Here's the thing about the Mets …
Three pitches into the ninth game of his season, the first three big-league pitches he'd looked over since April 14, David Wright on Monday night hit a ball into the second deck in Philadelphia. The Mets hit plenty of home runs upon Wright's return, and an offense that spent four months meekly has (with the aid of a trip to Colorado) become presentable in August. They lead the NL East by 5½ games over the lukewarm Nationals and so are officially into the they-better-win-or-be-cast-as-chokers part of their New York experience. Sometimes it's better just to be scrappy or chippy and win that way, but the Mets at this point can't be choosy. Bottom line, the NL East is theirs to have.

Where it gets complicated, and the irony gets thick here, is if they'll have enough pitching to get there. And if they get there, if they'll have enough pitching left to do something once there.

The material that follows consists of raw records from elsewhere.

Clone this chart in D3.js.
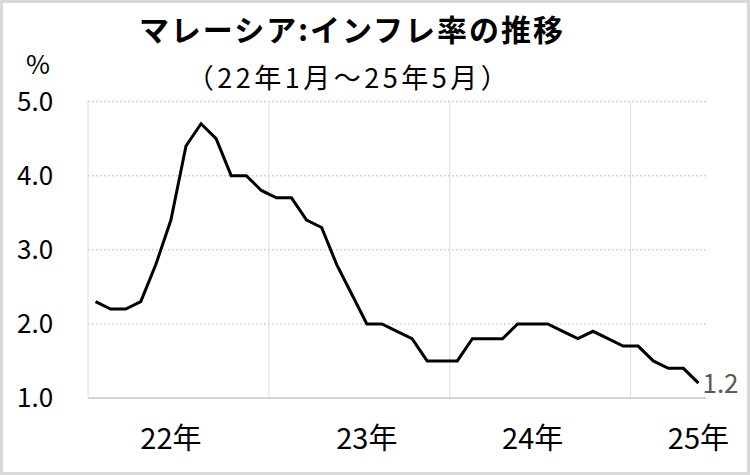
<!DOCTYPE html>
<html>
<head>
<meta charset="utf-8">
<script src="https://cdn.jsdelivr.net/npm/d3@7"></script>
<style>
  html, body { margin: 0; padding: 0; background: #fff; }
  svg { display: block; }
  text { font-family: "Noto Sans CJK JP", "Noto Sans", sans-serif; }
</style>
</head>
<body>
<svg id="chart" width="750" height="475"></svg>
<script>
// ---- Data ----
const months = [
  "2022-01","2022-02","2022-03","2022-04","2022-05","2022-06","2022-07","2022-08","2022-09","2022-10","2022-11","2022-12",
  "2023-01","2023-02","2023-03","2023-04","2023-05","2023-06","2023-07","2023-08","2023-09","2023-10","2023-11","2023-12",
  "2024-01","2024-02","2024-03","2024-04","2024-05","2024-06","2024-07","2024-08","2024-09","2024-10","2024-11","2024-12",
  "2025-01","2025-02","2025-03","2025-04","2025-05"
];
const inflation = [
  2.3,2.2,2.2,2.3,2.8,3.4,4.4,4.7,4.5,4.0,4.0,3.8,
  3.7,3.7,3.4,3.3,2.8,2.4,2.0,2.0,1.9,1.8,1.5,1.5,
  1.5,1.8,1.8,1.8,2.0,2.0,2.0,1.9,1.8,1.9,1.8,1.7,
  1.7,1.5,1.4,1.4,1.2
];
const yTicks = [1.0, 2.0, 3.0, 4.0, 5.0];
const yearBoundaries = ["2023-01","2024-01","2025-01"];
const yearLabelMonths = ["2022-06","2023-07","2024-06","2025-05"];
const yearLabels = ["22年","23年","24年","25年"];
const title = "マレーシア:インフレ率の推移";
const subtitle = "（22年1月～25年5月）";
const unitLabel = "%";

// ---- Layout ----
const W = 750, H = 475;
const plotLeft = 88, plotRight = 706, plotTop = 101.5, plotBottom = 398;

const svg = d3.select("#chart");

// outer frame
svg.append("rect").attr("x", 1.5).attr("y", 1.5).attr("width", W - 3).attr("height", H - 3)
  .attr("fill", "#fff").attr("stroke", "#d9d9d9").attr("stroke-width", 3);

const x = d3.scaleBand().domain(months).range([plotLeft, plotRight]).padding(0);
const y = d3.scaleLinear().domain([1, 5]).range([plotBottom, plotTop]);

// horizontal dotted gridlines
svg.append("g").selectAll("line").data(yTicks.filter(d => d > 1)).join("line")
  .attr("x1", plotLeft).attr("x2", plotRight)
  .attr("y1", d => y(d)).attr("y2", d => y(d))
  .attr("stroke", "#c8c8c8").attr("stroke-width", 1.5).attr("stroke-dasharray", "1.5,2.5");

// vertical gridlines at year boundaries
svg.append("g").selectAll("line").data(yearBoundaries).join("line")
  .attr("x1", d => x(d)).attr("x2", d => x(d))
  .attr("y1", plotTop).attr("y2", plotBottom)
  .attr("stroke", "#dcdcdc").attr("stroke-width", 1);

// left axis line
svg.append("line").attr("x1", plotLeft).attr("x2", plotLeft).attr("y1", plotTop).attr("y2", plotBottom)
  .attr("stroke", "#dcdcdc").attr("stroke-width", 1);

// bottom axis
svg.append("line").attr("x1", plotLeft).attr("x2", plotRight).attr("y1", plotBottom).attr("y2", plotBottom)
  .attr("stroke", "#d4d4d4").attr("stroke-width", 2);

// y tick labels
svg.append("g").selectAll("text").data(yTicks).join("text")
  .attr("x", 17).attr("y", d => y(d)).attr("dy", "0.36em")
  .attr("font-size", 26).attr("fill", "#000")
  .text(d => d.toFixed(1));

// unit
svg.append("text").attr("x", 38).attr("y", 74).attr("text-anchor", "middle")
  .attr("font-size", 26).attr("fill", "#000").text(unitLabel);

// year labels
svg.append("g").selectAll("text").data(yearLabelMonths).join("text")
  .attr("x", d => x(d) + x.bandwidth() / 2).attr("y", 449)
  .attr("text-anchor", "middle").attr("font-size", 29).attr("fill", "#000")
  .text((d, i) => yearLabels[i]);

// line
const line = d3.line()
  .x((d, i) => x(months[i]) + x.bandwidth() / 2)
  .y(d => y(d));
svg.append("path").datum(inflation)
  .attr("d", line).attr("fill", "none")
  .attr("stroke", "#000").attr("stroke-width", 3).attr("stroke-linejoin", "miter");

// last value label
const lastI = inflation.length - 1;
svg.append("text")
  .attr("x", x(months[lastI]) + x.bandwidth() / 2 + 4)
  .attr("y", y(inflation[lastI])).attr("dy", "0.36em")
  .attr("font-size", 26).attr("fill", "#595959")
  .text(inflation[lastI].toFixed(1));

// titles
svg.append("text").attr("x", 352).attr("y", 41).attr("text-anchor", "middle")
  .attr("font-size", 30).attr("font-weight", "bold").attr("letter-spacing", 2)
  .attr("fill", "#000").text(title);
svg.append("text").attr("x", 349).attr("y", 88).attr("text-anchor", "middle")
  .attr("font-size", 27).attr("letter-spacing", 3.5).attr("fill", "#000").text(subtitle);
</script>
</body>
</html>
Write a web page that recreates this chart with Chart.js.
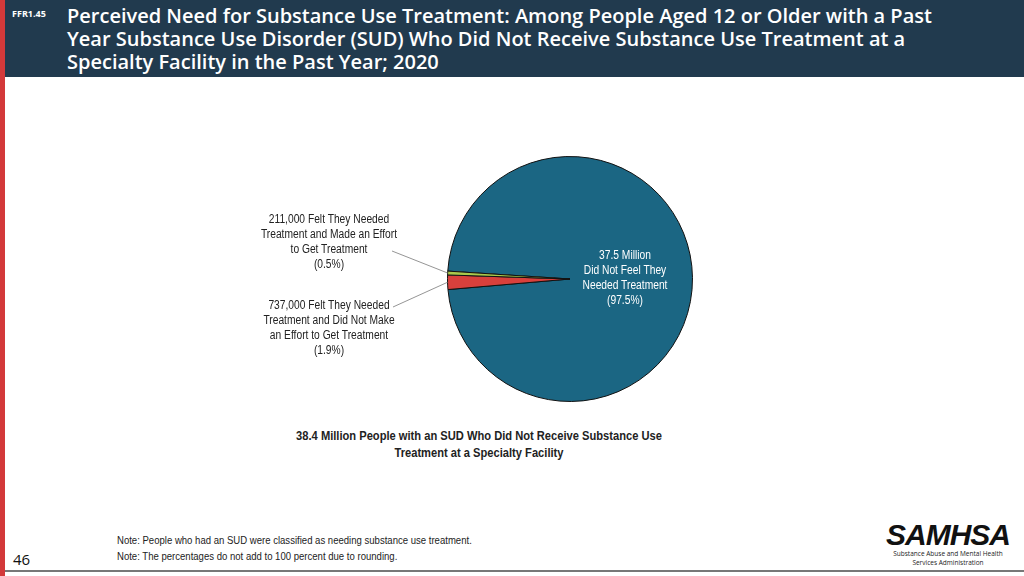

Rookie Logan Verrett filled in for Matt Harvey on Sunday. He was terrific. He'll probably have to fill in for Noah Syndergaard in the coming weeks. And the Mets likely aren't done covering for Harvey, who is at 154⅓ innings and is operating under a cap – hard or soft, depending on to whom one speaks – of 185 innings. The Mets are looking at six-man rotations, skipped starts and all other reasonable ideas for a season that is going surprisingly well, but perhaps at the expense of the long-term well being of the reasons the season is going so surprisingly well.

Adding to the angst, manipulations such as innings limits post-Tommy John or for very young arms are, generally, theoretical. There are very smart people – scientists, surgeons – who pull these strings, and yet nobody knows for sure what happens to Matt Harvey if he throws 185 innings or 210. Maybe nothing. Maybe something.

All of which is to say, it's a good thing David Wright is back, and hitting already.